I was going to use this entry to talk about Violette Summer's brief and tragic life. But after the first post went live I've had so many emails about the magic words 'unsolved codes' and 'Nazi gold' that the plan's changed. Whether you're a newbie who's never heard the story of Violette Summer, or an existing fan who was asking about my take on the subject, here you go. And yeah, this is a subject I'll be returning to in later posts.

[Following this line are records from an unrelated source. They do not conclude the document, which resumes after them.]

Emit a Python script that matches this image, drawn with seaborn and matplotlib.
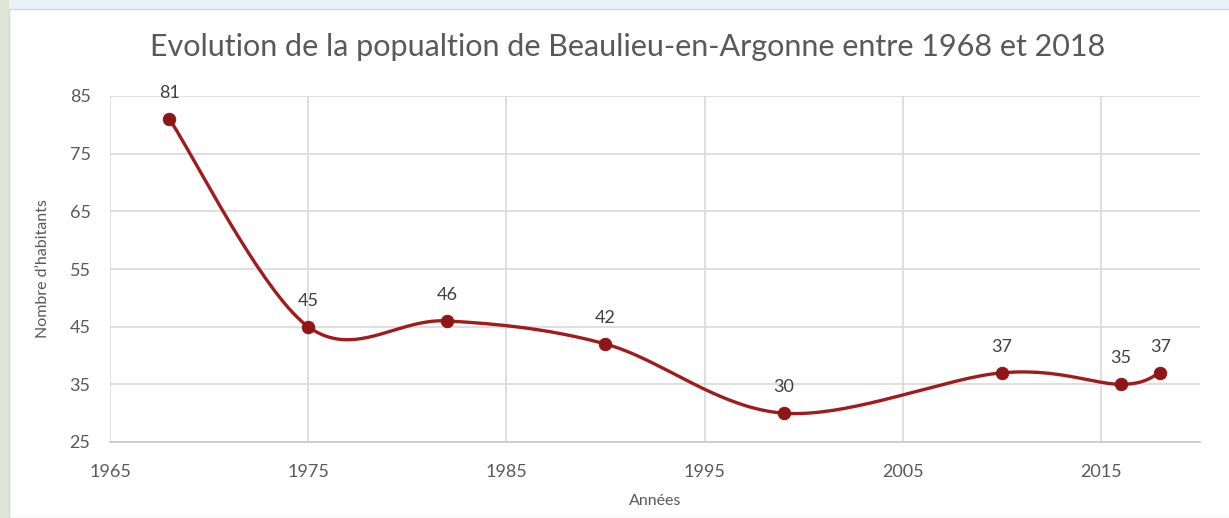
import numpy as np
import pandas as pd
import matplotlib
matplotlib.use("Agg")
import matplotlib.pyplot as plt
import seaborn as sns
from matplotlib.patches import Rectangle

annees = [1968, 1975, 1982, 1990, 1999, 2010, 2016, 2018]
habitants = [81, 45, 46, 42, 30, 37, 35, 37]
x_ticks = [1965, 1975, 1985, 1995, 2005, 2015]
y_ticks = [25, 35, 45, 55, 65, 75, 85]
titre = "Evolution de la popualtion de Beaulieu-en-Argonne entre 1968 et 2018"


def smooth_curve(xs, ys, n=40):
    # Bezier smoothing similar to the spreadsheet "smoothed line" option
    xs = np.asarray(xs, float)
    ys = np.asarray(ys, float)
    pts = np.column_stack([xs, ys])
    out = []
    for i in range(len(pts) - 1):
        p0 = pts[max(i - 1, 0)]
        p1 = pts[i]
        p2 = pts[i + 1]
        p3 = pts[min(i + 2, len(pts) - 1)]
        c1 = p1 + (p2 - p0) / 6
        c2 = p2 - (p3 - p1) / 6
        t = np.linspace(0, 1, n)[:, None]
        seg = ((1 - t) ** 3) * p1 + 3 * ((1 - t) ** 2) * t * c1 + 3 * (1 - t) * t ** 2 * c2 + t ** 3 * p2
        out.append(seg if i == 0 else seg[1:])
    seg = np.vstack(out)
    return seg[:, 0], seg[:, 1]


def main():
    sns.set_theme(style="white")
    plt.rcParams['font.family'] = ['Lato', 'DejaVu Sans']

    fig = plt.figure(figsize=(12.29, 5.18), dpi=100)
    fig.patch.set_facecolor("#eaf2f9")
    fig.patches.append(Rectangle((0, 0), 9 / 1229, 1, transform=fig.transFigure,
                                 facecolor="#dde5d6", edgecolor="none", zorder=-2))
    fig.patches.append(Rectangle((9 / 1229, 0), 1, 1 - 9 / 518, transform=fig.transFigure,
                                 facecolor="white", edgecolor="#d6d6d6", lw=1, zorder=-1))

    ax = fig.add_axes([110 / 1229, 1 - 442 / 518, (1200 - 110) / 1229, (442 - 96) / 518])
    ax.set_facecolor("none")

    sx, sy = smooth_curve(annees, habitants)
    courbe = pd.DataFrame({"annee": sx, "hab": sy})
    points = pd.DataFrame({"annee": annees, "hab": habitants})

    rouge = "#a01c1c"
    sns.lineplot(data=courbe, x="annee", y="hab", ax=ax, color=rouge, lw=2.4,
                 estimator=None, sort=False, zorder=3)
    sns.scatterplot(data=points, x="annee", y="hab", ax=ax, color="#8e1616",
                    s=80, edgecolor="#8e1616", zorder=4)

    for a, h in zip(annees, habitants):
        ax.annotate(str(h), (a, h), xytext=(0, 13), textcoords="offset points",
                    ha="center", va="bottom", fontsize=13, color="#404040")

    ax.set_xlim(1965, 2020)
    ax.set_ylim(25, 85)
    ax.set_xticks(x_ticks)
    ax.set_yticks(y_ticks)
    ax.grid(True, color="#d9d9d9", lw=1.2)
    for s in ["left", "right", "top"]:
        ax.spines[s].set_visible(False)
    ax.spines["bottom"].set_color("#c8c8c8")
    ax.spines["bottom"].set_linewidth(1.2)
    ax.tick_params(axis="both", length=0, labelsize=13, labelcolor="#595959")
    ax.tick_params(axis="x", pad=16)
    ax.tick_params(axis="y", pad=14)

    ax.set_xlabel("Années", fontsize=11.5, color="#595959", labelpad=10)
    ax.set_ylabel("Nombre d’habitants", fontsize=11.5, color="#595959", labelpad=14)

    fig.text(628 / 1229, 1 - 47 / 518, titre, ha="center", va="center",
             fontsize=22, color="#595959")

    fig.savefig("out.png", dpi=100, facecolor=fig.get_facecolor())
    plt.close(fig)


if __name__ == "__main__":
    main()
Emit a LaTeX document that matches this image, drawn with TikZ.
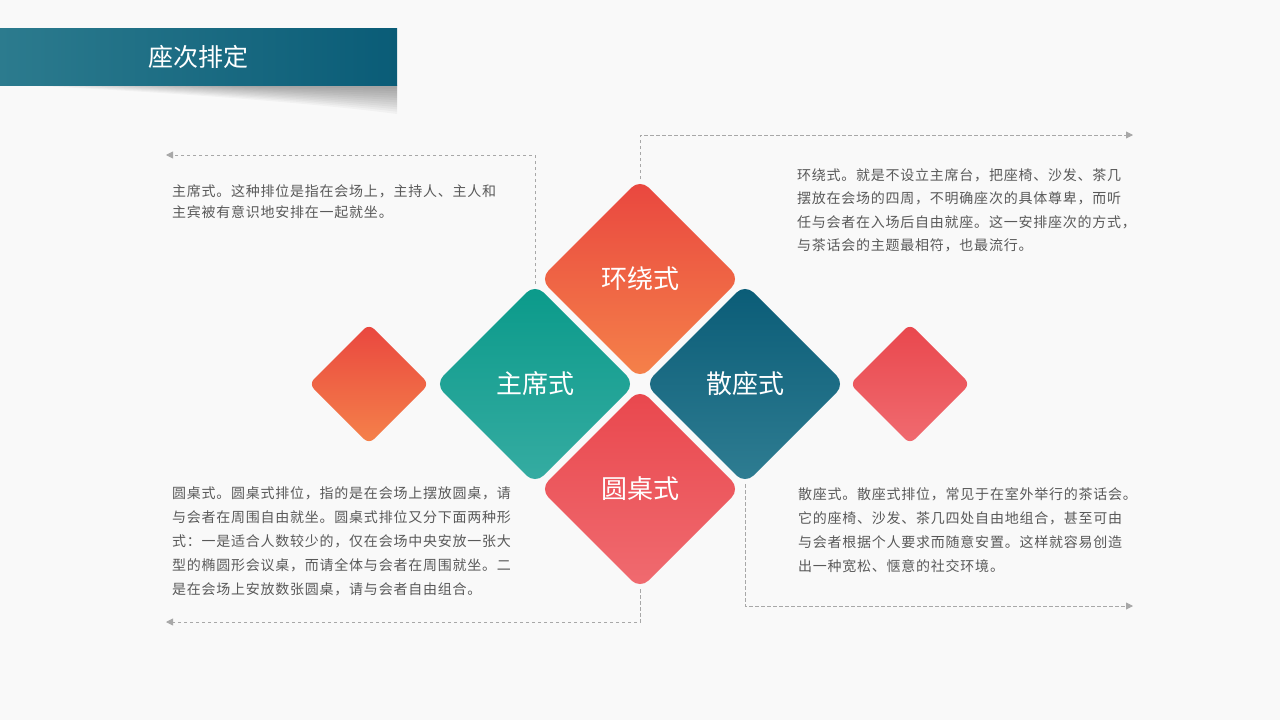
\documentclass[tikz,border=0pt]{standalone}
\usepackage{fontspec}
\newfontfamily\cjk{Noto Sans CJK SC}
\newfontfamily\cjkls[LetterSpace=5.5]{Noto Sans CJK SC}
\usetikzlibrary{shapes.geometric,arrows.meta}
\definecolor{bgc}{HTML}{F9F9F9}
\definecolor{txtc}{HTML}{595959}
\definecolor{linec}{HTML}{A8A8A8}
\definecolor{barL}{HTML}{2C7B8E}
\definecolor{barR}{HTML}{0A5C77}
\definecolor{redT}{HTML}{E9463F}
\definecolor{orgB}{HTML}{F5824A}
\definecolor{tealT}{HTML}{0A9A8A}
\definecolor{tealB}{HTML}{36ACA2}
\definecolor{navyT}{HTML}{0A5C77}
\definecolor{navyB}{HTML}{2F7D92}
\definecolor{roseT}{HTML}{E9474D}
\definecolor{roseB}{HTML}{F06B70}
\pgfdeclarelayer{back}
\pgfdeclarelayer{lines}
\pgfsetlayers{back,lines,main}
\begin{document}
\begin{tikzpicture}[x=1pt,y=-1pt,
  dia/.style={diamond, aspect=1, inner sep=0pt, outer sep=0pt, text=white,
    font=\cjk\fontsize{26}{30}\selectfont},
  bigdia/.style={dia, minimum width=200pt, minimum height=200pt, rounded corners=12pt},
  smalldia/.style={dia, minimum width=120pt, minimum height=120pt, rounded corners=7pt},
  txt/.style={anchor=north west, inner sep=0pt, outer sep=0pt, align=left, text=txtc},
  conn/.style={draw=linec, line width=0.9pt, dash pattern=on 3.5pt off 2.5pt,
    -{Triangle[length=7pt,width=7pt,fill=linec]}},
  titlebar/.style={minimum width=397pt, minimum height=57pt, inner sep=0pt,
    left color=barL, right color=barR, text=white, font=\cjk\fontsize{25}{30}\selectfont}
]
\begin{pgfonlayer}{back}
\fill[bgc] (0,0) rectangle (1280,720);
\end{pgfonlayer}
\useasboundingbox (0,0) rectangle (1280,720);

% title shadow (layered soft shadow)
\foreach \k in {0,...,11} {
  \fill[black,opacity=0.032]
    ({15+16*\k},85) .. controls ({110+12*\k},{89-0.2*\k}) and ({290-3*\k},{100-1.2*\k}) .. (397,{114-2.3*\k})
    -- (397,85) -- cycle;
}
\node[titlebar] (title) at (198.5,56.5) {座次排定};

% diamonds
\node[bigdia, top color=redT, bottom color=orgB] (huan) at (640,279) {环绕式};
\node[bigdia, top color=tealT, bottom color=tealB] (zhu) at (535,384) {主席式};
\node[bigdia, top color=navyT, bottom color=navyB] (san) at (745,384) {散座式};
\node[bigdia, top color=roseT, bottom color=roseB] (yuan) at (640,489) {圆桌式};
\node[smalldia, top color=redT, bottom color=orgB] (sl) at (369,384) {};
\node[smalldia, top color=roseT, bottom color=roseB] (sr) at (910,384) {};

% texts
\node[txt, font=\cjkls\fontsize{14}{20.5}\selectfont] (t1) at (172,185)
  {主席式。这种排位是指在会场上，主持人、主人和\\主宾被有意识地安排在一起就坐。};
\node[txt, font=\cjkls\fontsize{14}{23.5}\selectfont] (t2) at (797,168.5)
  {环绕式。就是不设立主席台，把座椅、沙发、茶几\\摆放在会场的四周，不明确座次的具体尊卑，而听\\任与会者在入场后自由就座。这一安排座次的方式，\\与茶话会的主题最相符，也最流行。};
\node[txt, font=\cjkls\fontsize{14}{24}\selectfont] (t3) at (172,486.5)
  {圆桌式。圆桌式排位，指的是在会场上摆放圆桌，请\\与会者在周围自由就坐。圆桌式排位又分下面两种形\\式：一是适合人数较少的，仅在会场中央安放一张大\\型的椭圆形会议桌，而请全体与会者在周围就坐。二\\是在会场上安放数张圆桌，请与会者自由组合。};
\node[txt, font=\cjkls\fontsize{14}{24}\selectfont] (t4) at (798,488)
  {散座式。散座式排位，常见于在室外举行的茶话会。\\它的座椅、沙发、茶几四处自由地组合，甚至可由\\与会者根据个人要求而随意安置。这样就容易创造\\出一种宽松、惬意的社交环境。};

% connectors
\coordinate (a1) at (166,155);
\coordinate (a2) at (1133,135);
\coordinate (a3) at (166,622);
\coordinate (a4) at (1133,606);
\begin{pgfonlayer}{lines}
\draw[conn] (zhu.north) |- (a1);
\draw[conn] (huan.north) |- (a2);
\draw[conn] (yuan.south) |- (a3);
\draw[conn] (san.south) |- (a4);
\end{pgfonlayer}
\end{tikzpicture}
\end{document}
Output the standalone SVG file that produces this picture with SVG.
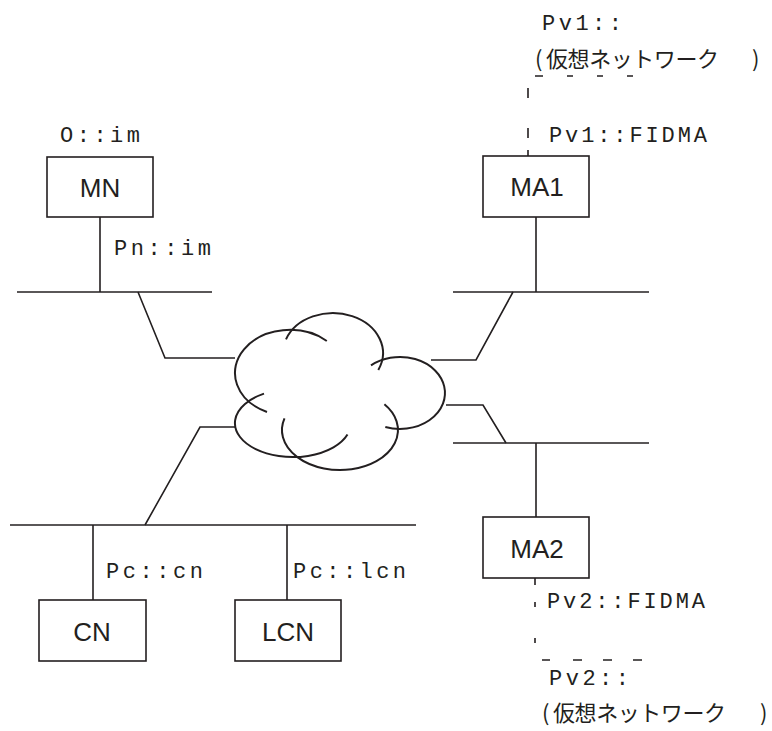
<svg xmlns="http://www.w3.org/2000/svg" width="772" height="731" viewBox="0 0 772 731">
<style>
.ln{stroke:#231f20;stroke-width:1.6;fill:none}
.bx{stroke:#231f20;stroke-width:1.6;fill:#fff}
.cl{stroke:#231f20;stroke-width:2;fill:none}
.nm{font-family:"Liberation Sans",Arial,sans-serif;font-size:26px;fill:#231f20;text-anchor:middle}
.lb{font-family:"Liberation Mono","Courier New",monospace;font-size:22px;fill:#231f20}
.jp{font-family:"Noto Sans CJK JP","Liberation Sans",sans-serif;font-size:22px;fill:#231f20}
</style>
<rect width="772" height="731" fill="#fff"/>
<g id="connectors">
<line class="ln" x1="17" y1="292" x2="212" y2="292"/>
<line class="ln" x1="100" y1="217" x2="100" y2="292"/>
<polyline class="ln" points="138,292 165,358 235,358"/>
<polyline class="ln" points="235,427 200,427 145,525"/>
<line class="ln" x1="10" y1="525" x2="416" y2="525"/>
<line class="ln" x1="93" y1="525" x2="93" y2="600"/>
<line class="ln" x1="287" y1="525" x2="287" y2="600"/>
<line class="ln" x1="453" y1="292" x2="649" y2="292"/>
<line class="ln" x1="536" y1="217" x2="536" y2="292"/>
<polyline class="ln" points="431,360 476,360 513,292"/>
<polyline class="ln" points="446,405 483,405 506,443"/>
<line class="ln" x1="453" y1="443" x2="649" y2="443"/>
<line class="ln" x1="536" y1="443" x2="536" y2="517"/>
<path class="ln" d="M528,88V98M528,128V138M528,150V156"/>
<path class="ln" d="M535,76H543M567,76H573M597,76H603M627,76H633"/>
<path class="ln" d="M535,578V585M535,602V607M535,638V643"/>
<path class="ln" d="M542,660H550M573,660H582M603,660H612M633,660H642"/>
</g>
<g id="cloud">
<path class="cl" d="M267,412 A55,43 0 1 1 326.8,341"/>
<path class="cl" d="M286,339.3 A50,40 0 1 1 378.3,369.9"/>
<path class="cl" d="M371,365.4 A45,36 0 1 1 385.3,427"/>
<path class="cl" d="M384.4,404.3 A58,40 0 1 1 284.5,418.3"/>
<path class="cl" d="M347.5,434.6 A58,34 0 1 1 264,393.6"/>
</g>
<g id="MN">
<rect class="bx" x="47" y="157" width="106" height="60"/>
<text class="nm" x="100" y="197">MN</text>
</g>
<g id="MA1">
<rect class="bx" x="483" y="156" width="106" height="61"/>
<text class="nm" x="537" y="196">MA1</text>
</g>
<g id="MA2">
<rect class="bx" x="483" y="517" width="106" height="61"/>
<text class="nm" x="537" y="558">MA2</text>
</g>
<g id="CN">
<rect class="bx" x="39" y="600" width="107" height="61"/>
<text class="nm" x="92" y="641">CN</text>
</g>
<g id="LCN">
<rect class="bx" x="235" y="600" width="106" height="61"/>
<text class="nm" x="288" y="641">LCN</text>
</g>
<g id="labels">
<text class="lb" x="60" y="142" textLength="80" lengthAdjust="spacing">O::im</text>
<text class="lb" x="114" y="255" textLength="97" lengthAdjust="spacing">Pn::im</text>
<text class="lb" x="542" y="30" textLength="80" lengthAdjust="spacing">Pv1::</text>
<text class="lb" x="549" y="142" textLength="158" lengthAdjust="spacing">Pv1::FIDMA</text>
<text class="lb" x="547" y="608" textLength="158" lengthAdjust="spacing">Pv2::FIDMA</text>
<text class="lb" x="549" y="685" textLength="80" lengthAdjust="spacing">Pv2::</text>
<text class="lb" x="106" y="578" textLength="97" lengthAdjust="spacing">Pc::cn</text>
<text class="lb" x="293" y="578" textLength="113" lengthAdjust="spacing">Pc::lcn</text>
<text class="jp" y="67"><tspan x="535">(</tspan><tspan x="546" textLength="173" lengthAdjust="spacing">仮想ネットワーク</tspan><tspan x="752">)</tspan></text>
<text class="jp" y="721"><tspan x="542">(</tspan><tspan x="553" textLength="173" lengthAdjust="spacing">仮想ネットワーク</tspan><tspan x="760">)</tspan></text>
</g>
</svg>
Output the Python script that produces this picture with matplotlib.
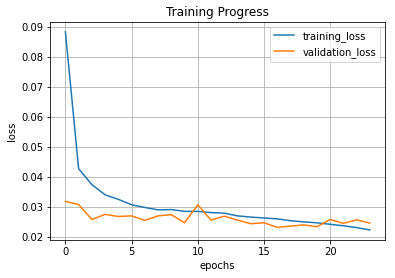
import matplotlib
matplotlib.use('Agg')
import matplotlib.pyplot as plt

epochs = list(range(24))
training_loss = [0.0883, 0.0428, 0.0375, 0.0341, 0.0326, 0.0308, 0.0299, 0.0291,
                 0.0292, 0.0286, 0.0286, 0.0282, 0.0280, 0.0271, 0.0267, 0.0264,
                 0.0261, 0.0255, 0.0251, 0.0248, 0.0243, 0.0238, 0.0232, 0.0224]
validation_loss = [0.0319, 0.0309, 0.0259, 0.0276, 0.0269, 0.0271, 0.0256, 0.0271,
                   0.0275, 0.0248, 0.0308, 0.0257, 0.0270, 0.0257, 0.0245, 0.0248,
                   0.0233, 0.0237, 0.0241, 0.0235, 0.0259, 0.0246, 0.0258, 0.0247]

fig = plt.figure(figsize=(395/72, 278/72), dpi=72)
ax = fig.add_subplot(111)
fig.subplots_adjust(left=0.127, right=0.975, top=0.921, bottom=0.137)

ax.plot(epochs, training_loss, label='training_loss')
ax.plot(epochs, validation_loss, label='validation_loss')
ax.set_title('Training Progress')
ax.set_xlabel('epochs')
ax.set_ylabel('loss')
ax.grid(True)
ax.legend(loc='upper right')

fig.savefig('out.png', dpi=72)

The coded message. Violette's last three transmissions from occupied France have never been decoded. We're not even sure how they were encoded: it looks like it was a poem-code, but Leo Marks of SOE had developed a system of disguising messages encoded with Worked-Out Keys to look like poem-codes ('Operation Gift Horse'), to waste the time of the German code-crackers. (His book Between Silk and Cyanide is terrific, even if he was with SOE). And the messages are only about 100 characters each, which is the right length for WOK: poem-codes were usually twice as long,

Secondly, nobody really knows what Violette Summer's last mission was. The Nova 5 records room was destroyed by a bomb in 1945, and nobody who knew her has ever given away her secrets. But there are stories that it had something – no, a lot – to do with finding out what the Nazis were doing with the gold that they'd looted. Many tonnes of that gold are still missing, unaccounted for.

Then add that agents were trained to set up caches, buried treasure-troves of emergency equipment, identity documents, money and, yes, gold. They'd return to these and dig them up if they had to drop their cover-identity and flee. One of Violette's unused caches from an earlier mission was found in the 1960s. So people think there may be more, and they may either contain gold or may point the way to the missing Nazi loot.

And thirdly, there's the question of what happened to Violette Summer. Nobody knows. She sent her three last messages and — just disappeared. The Germans were meticulous about recording every agent they captured but there's no arrest records, no last sightings by comrades in the resistance. Nothing. Nobody knows what happened to Violette Summer.

Like I said, I'll come back to this in future posts, and I'll also be telling you about the game and how it's going. But right now I need to work. Later!

Monday, 21 April 2008

Replay Studios - live and kicking

Here at Replay we’re about half-way between the moment we announced we were doing Velvet Assassin, a video-game about secret agent Violette Summer, and the moment the game will actually go on sale. It’s a weird time. It’s exciting because the project is really coming together, and yet there’s still months of dev and testing before we go gold.

So this is a good moment to start filling in some backstory.

The announcement that we were doing a Violette Summer game was a little controversial. For a start, pretty much all the journalists immediately got her confused with Violette Szabo. Which is understandable, because people have been doing that since 1944. There’s no question that Szabo has the (deserved) reputation. She was an incredible, brave, heroic woman. But so was Violette Summer, even if the world doesn’t remember her as much, and that’s why we wanted to do the game.

So here’s the first difference. Szabo worked for SOE, the Special Operations Executive (not to be confused with that other SOE, Sony Online Entertainment). Summer worked for MI6, or SIS—the Secret Intelligence Service. SOE was technically part of MI6 (it was known as Section D) but early in WWII it was spun off into its own department. SOE and MI6 hated each other. Hated, hated, hated. They wasted an ludicrous amount of energy trying to screw each other over.

SOE’s mission was ‘espionage and sabotage’ in occupied countries. They were specifically about disrupting Nazi activity. It was an SOE team that blew up the heavy-water plant in Norway (and I’m still trying to persuade someone that there’s a fantastic game to be done about the race to develop the atom bomb.) Violette Szabo rebuilt resistance rings and organised sabotage raids in France. This kind of work put the German troops on higher alert. That made it much harder for MI6/SIS operatives to do their work, which was mostly covert intelligence-gathering.

That doesn’t mean that Violette Summer didn’t kill people when necessary. She did. She was extraordinarily good at it too.

In future updates I’ll talk more about Violette Summer, who she was and what she did, and how we’ve been working to make Velvet Assassin as faithful to her deeds and memory as possible, while still being a thrilling and original game. We’ve been talking to historians, experts and collectors. We’ve even borrowed a selection of Violette’s actual possessions and equipment, which will be 3D-scanned to become usable objects in the game. We think that’s pretty cool.

As for me I’m Victor Jones. I’m webmaster at Replay Studios, a bit of a WWII buff, and a longtime fan of Violette Summer and her legacy. I’ll be your guide. Hang around, this is going to be a very interesting journey.